As of September 11, 2020, the General Prosecutor’s Office of the Republic of Belarus announced the drawing up of protocols on an administrative violation to more than two hundred minors for participating in peaceful mass actions.

As of October 13, 2020, the General Prosecutor’s Office of Belarus issued official warnings to more than 300 families for the participation of children in protests. As of today, the number of such families is not known, but this figure can be doubled at least.

Prosecutors admitted that they held so called «explanatory talks» with more than 400 parents and children.
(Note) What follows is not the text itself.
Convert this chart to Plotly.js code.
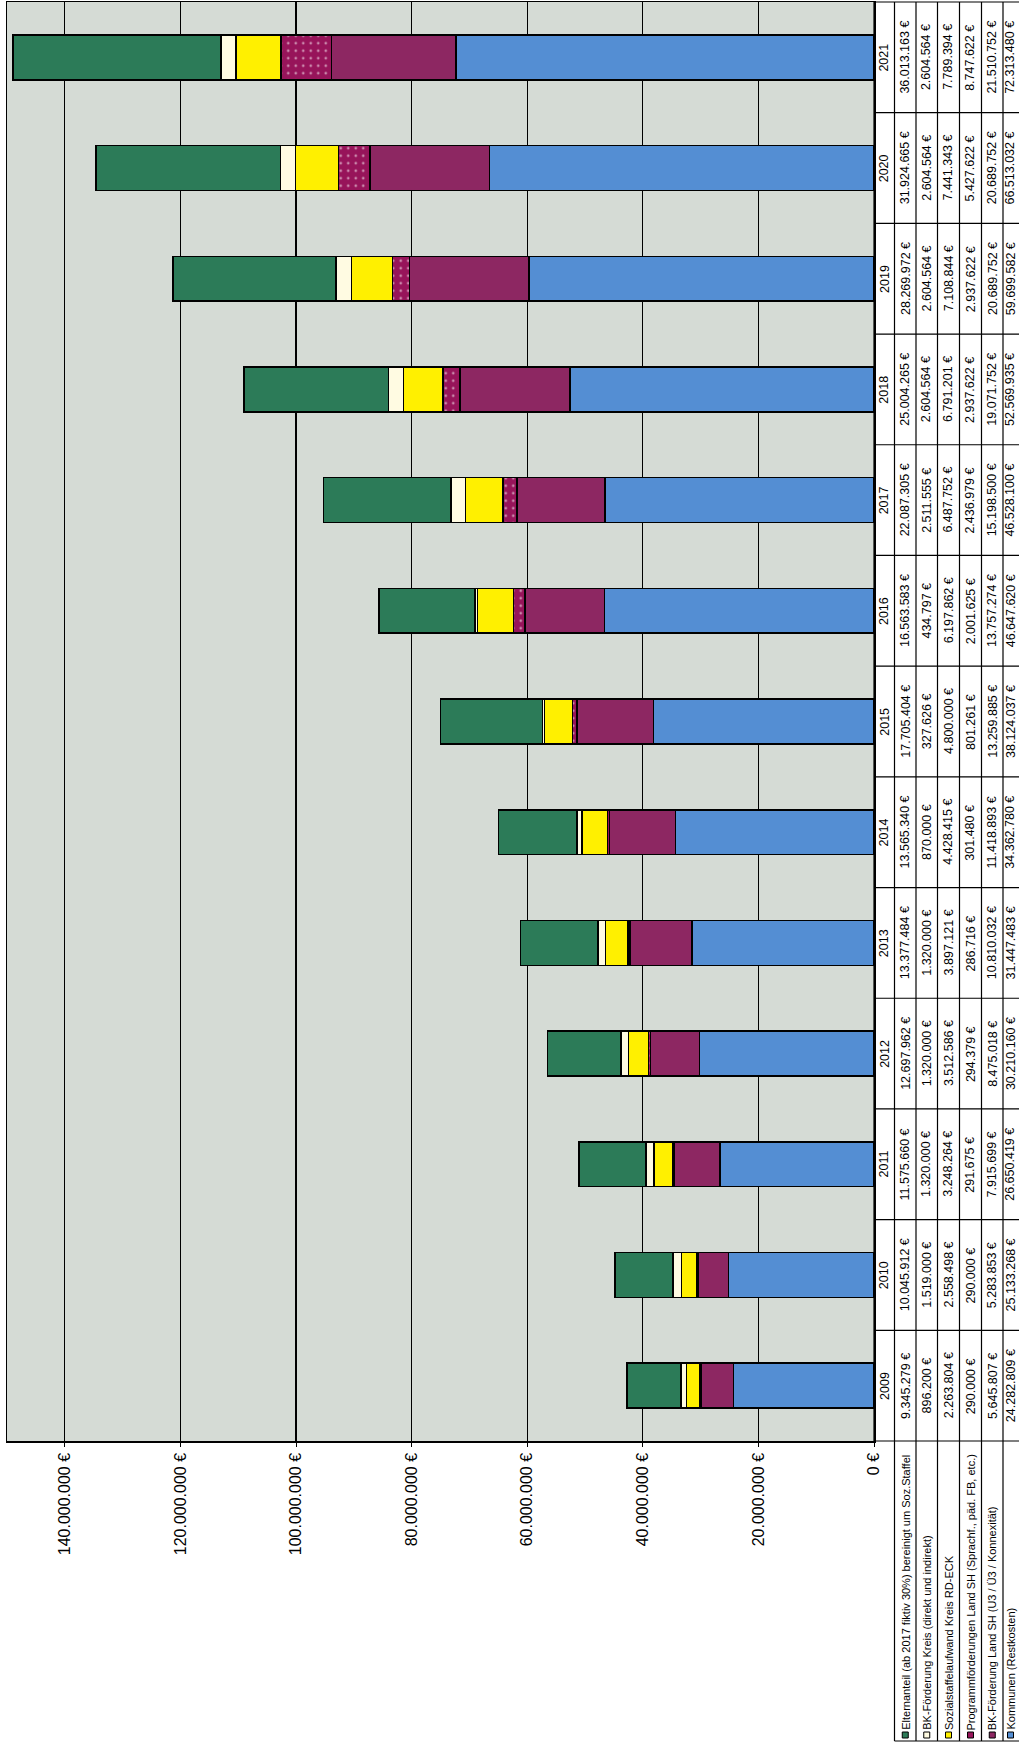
<!DOCTYPE html>
<html>
<head>
<meta charset="utf-8">
<script src="https://cdn.plot.ly/plotly-3.0.1.min.js"></script>
<style>
html, body { margin: 0; padding: 0; background: #ffffff; }
#chart { width: 1019px; height: 1745px; }
</style>
</head>
<body>
<div id="chart"></div>
<script>
// ---------------- DATA ----------------
const years = ['2009','2010','2011','2012','2013','2014','2015','2016','2017','2018','2019','2020','2021'];

const elternanteil  = [9345279, 10045912, 11575660, 12697962, 13377484, 13565340, 17705404, 16563583, 22087305, 25004265, 28269972, 31924665, 36013163];
const bkKreis       = [896200, 1519000, 1320000, 1320000, 1320000, 870000, 327626, 434797, 2511555, 2604564, 2604564, 2604564, 2604564];
const sozialstaffel = [2263804, 2558498, 3248264, 3512586, 3897121, 4428415, 4800000, 6197862, 6487752, 6791201, 7108844, 7441343, 7789394];
const programm      = [290000, 290000, 291675, 294379, 286716, 301480, 801261, 2001625, 2436979, 2937622, 2937622, 5427622, 8747622];
const bkLand        = [5645807, 5283853, 7915699, 8475018, 10810032, 11418893, 13259885, 13757274, 15198500, 19071752, 20689752, 20689752, 21510752];
const kommunen      = [24282809, 25133268, 26650419, 30210160, 31447483, 34362780, 38124037, 46647620, 46528100, 52569935, 59699582, 66513032, 72313480];

const seriesLabels = [
  'Elternanteil (ab 2017 fiktiv 30%) bereinigt um Soz.Staffel',
  'BK-Förderung Kreis (direkt und indirekt)',
  'Sozialstaffelaufwand Kreis RD-ECK',
  'Programmförderungen Land SH (Sprachf., päd. FB, etc.)',
  'BK-Förderung Land SH (U3 / Ü3 / Konnexität)',
  'Kommunen (Restkosten)'
];

const valueTicks = [0, 20000000, 40000000, 60000000, 80000000, 100000000, 120000000, 140000000];

// ---------------- STYLE ----------------
const colors = {
  eltern:   '#2c7b58',
  bkKreis:  '#fffbe2',
  sozial:   '#fff000',
  programm: '#97145a',
  bkLand:   '#8d2762',
  kommunen: '#548ed3'
};
const FONT = 'Arial, "Liberation Sans", sans-serif';

function fmt(v) {
  return String(Math.round(v)).replace(/\B(?=(\d{3})+(?!\d))/g, '.') + ' €';
}

const tableRows = [
  { label: seriesLabels[0], values: elternanteil,  color: colors.eltern },
  { label: seriesLabels[1], values: bkKreis,       color: colors.bkKreis },
  { label: seriesLabels[2], values: sozialstaffel, color: colors.sozial },
  { label: seriesLabels[3], values: programm,      color: colors.programm },
  { label: seriesLabels[4], values: bkLand,        color: colors.bkLand },
  { label: seriesLabels[5], values: kommunen,      color: colors.kommunen }
];

// ---------------- GEOMETRY (pixels) ----------------
const W = 1019, H = 1745;
const mL = 7, plotRight = 874, mT = 2, plotBottom = 1441;
const pw = plotRight - mL, ph = plotBottom - mT;
const px = X => (X - mL) / pw;
const py = Y => (plotBottom - Y) / ph;

const colEdges = [874, 894.5, 916, 937.5, 959.5, 981.5, 1003, 1025];
const colCenter = i => Math.min((colEdges[i] + colEdges[i + 1]) / 2, 1010.5);
const legendBottomY = 1741;

// ---------------- TRACES ----------------
const line = { color: '#000000', width: 1.5 };
function barTrace(name, vals, color, extra) {
  return {
    type: 'bar', orientation: 'h', name: name,
    y: years, x: vals,
    marker: Object.assign({ color: color, line: line }, extra || {}),
    hoverinfo: 'skip'
  };
}
const data = [
  barTrace(seriesLabels[5], kommunen, colors.kommunen),
  barTrace(seriesLabels[4], bkLand, colors.bkLand),
  barTrace(seriesLabels[3], programm, colors.programm, {
    pattern: { shape: '.', fgcolor: '#ffffff', size: 7.5, solidity: 0.1, fillmode: 'overlay' }
  }),
  barTrace(seriesLabels[2], sozialstaffel, colors.sozial),
  barTrace(seriesLabels[1], bkKreis, colors.bkKreis),
  barTrace(seriesLabels[0], elternanteil, colors.eltern)
];

// ---------------- TABLE (shapes + annotations) ----------------
const shapes = [];
const annotations = [];
const tl = { color: '#000000', width: 1.2 };

for (let k = 0; k <= years.length; k++) {
  shapes.push({ type: 'line', xref: 'paper', yref: 'paper',
    x0: px(colEdges[0]), x1: px(colEdges[colEdges.length - 1]),
    y0: k / years.length, y1: k / years.length, line: tl });
}
for (let i = 0; i < colEdges.length; i++) {
  shapes.push({ type: 'line', xref: 'paper', yref: 'paper',
    x0: px(colEdges[i]), x1: px(colEdges[i]), y0: 0, y1: 1, line: tl });
}
for (let i = 1; i < colEdges.length; i++) {
  shapes.push({ type: 'line', xref: 'paper', yref: 'paper',
    x0: px(colEdges[i]), x1: px(colEdges[i]), y0: 0, y1: py(legendBottomY), line: tl });
}
shapes.push({ type: 'line', xref: 'paper', yref: 'paper',
  x0: px(colEdges[1]), x1: px(colEdges[colEdges.length - 1]),
  y0: py(legendBottomY), y1: py(legendBottomY), line: tl });

// year header cells (category axis: position = category index)
years.forEach(function (yr, j) {
  annotations.push({ xref: 'paper', yref: 'y', x: px(colCenter(0)), y: j,
    text: yr, showarrow: false, textangle: -90, xanchor: 'center', yanchor: 'middle',
    borderpad: 0, font: { family: FONT, size: 12.5, color: '#000' } });
});
tableRows.forEach(function (row, r) {
  const cx = colCenter(r + 1);
  row.values.forEach(function (v, j) {
    annotations.push({ xref: 'paper', yref: 'y', x: px(cx), y: j,
      text: fmt(v), showarrow: false, textangle: -90, xanchor: 'center', yanchor: 'middle',
      borderpad: 0, font: { family: FONT, size: 12.5, color: '#000' } });
  });
  shapes.push({ type: 'rect', xref: 'paper', yref: 'paper',
    x0: px(cx - 3), x1: px(cx + 3), y0: py(1738), y1: py(1732),
    fillcolor: row.color, line: { color: '#000', width: 1 } });
  annotations.push({ xref: 'paper', yref: 'paper', x: px(cx), y: py(1731),
    text: row.label, showarrow: false, textangle: -90, xanchor: 'center', yanchor: 'bottom',
    borderpad: 0, font: { family: FONT, size: 11, color: '#000' } });
});

// ---------------- LAYOUT ----------------
const layout = {
  width: W, height: H,
  margin: { l: mL, r: W - plotRight, t: mT, b: H - plotBottom, autoexpand: false },
  paper_bgcolor: '#ffffff',
  plot_bgcolor: '#d5dbd5',
  barmode: 'stack',
  bargap: 0.595,
  showlegend: false,
  hovermode: false,
  font: { family: FONT, color: '#000' },
  xaxis: {
    range: [150000000, 0],
    tickvals: valueTicks,
    ticktext: valueTicks.map(fmt),
    tickangle: -90,
    tickfont: { family: FONT, size: 16, color: '#000' },
    ticks: 'outside', ticklen: 4, tickcolor: '#000', tickwidth: 1,
    showgrid: true, gridcolor: '#000000', gridwidth: 1.2,
    zeroline: false,
    showline: true, linecolor: '#000', linewidth: 1.5, mirror: true,
    fixedrange: true
  },
  yaxis: {
    type: 'category',
    categoryorder: 'array', categoryarray: years,
    range: [-0.5, years.length - 0.5],
    showticklabels: false, ticks: '',
    showgrid: false, zeroline: false,
    showline: true, linecolor: '#000', linewidth: 1.5, mirror: true,
    fixedrange: true
  },
  shapes: shapes,
  annotations: annotations
};

Plotly.newPlot('chart', data, layout, { staticPlot: true, displayModeBar: false });
</script>
</body>
</html>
Today, absolutely all families with children talk about threats to remove their children for participating in protests.

Prosecutors also admitted the facts of the removal of children from families after the participation in peaceful mass actions.

Regarding minors, police officers and other law enforcement agencies actively use torture, ill-treatment, and deny minors medical assistance, including in situations where it is urgently needed. Also, in relation to minors, representatives of state bodies massively violate the Convention on the Rights of the Child, ratified by Belarus on October 31, 1990, and Decree No. 18 of 2006.

Facts that we have:

– At least one child was seriously injured after being beaten by law enforcement officers after being detained.

– One child with epilepsy has been prosecuted and is in custody despite his medical diagnosis

– Four minors were harshly detained by the security forces during protest actions

– One child was detained for alleged cybercrimes

– Two children are suspected of a serious criminal offense committed during peaceful protests

– For the inscription on the asphalt of a twelve-year-old boy, an administrative protocol was drawn up on the parents, and their mobile phones were confiscated for examination

– In the kindergarten, the teacher locked a three-year-old child in the toilet for shouting the political slogan “Lukashenko – into the paddy wagon!”.

– A whole class of high school students was detained together with their teacher by the security forces without explanation when the children were returning from waltz lessons.

In general, one of the worst instances of child abuse in Belarus is the physical abuse (beating) that is perpetrated by an official on duty: a state servant, police officer, or school principal. In such instances, it is very difficult to bring to justice the adult who has committed violence because, as a rule, his crime is usually covered by other state structures. Moreover, when trying to punish him, parents face additional violence, threats, and repression. An official who beat a child often starts hounding against the child, the victim of violence.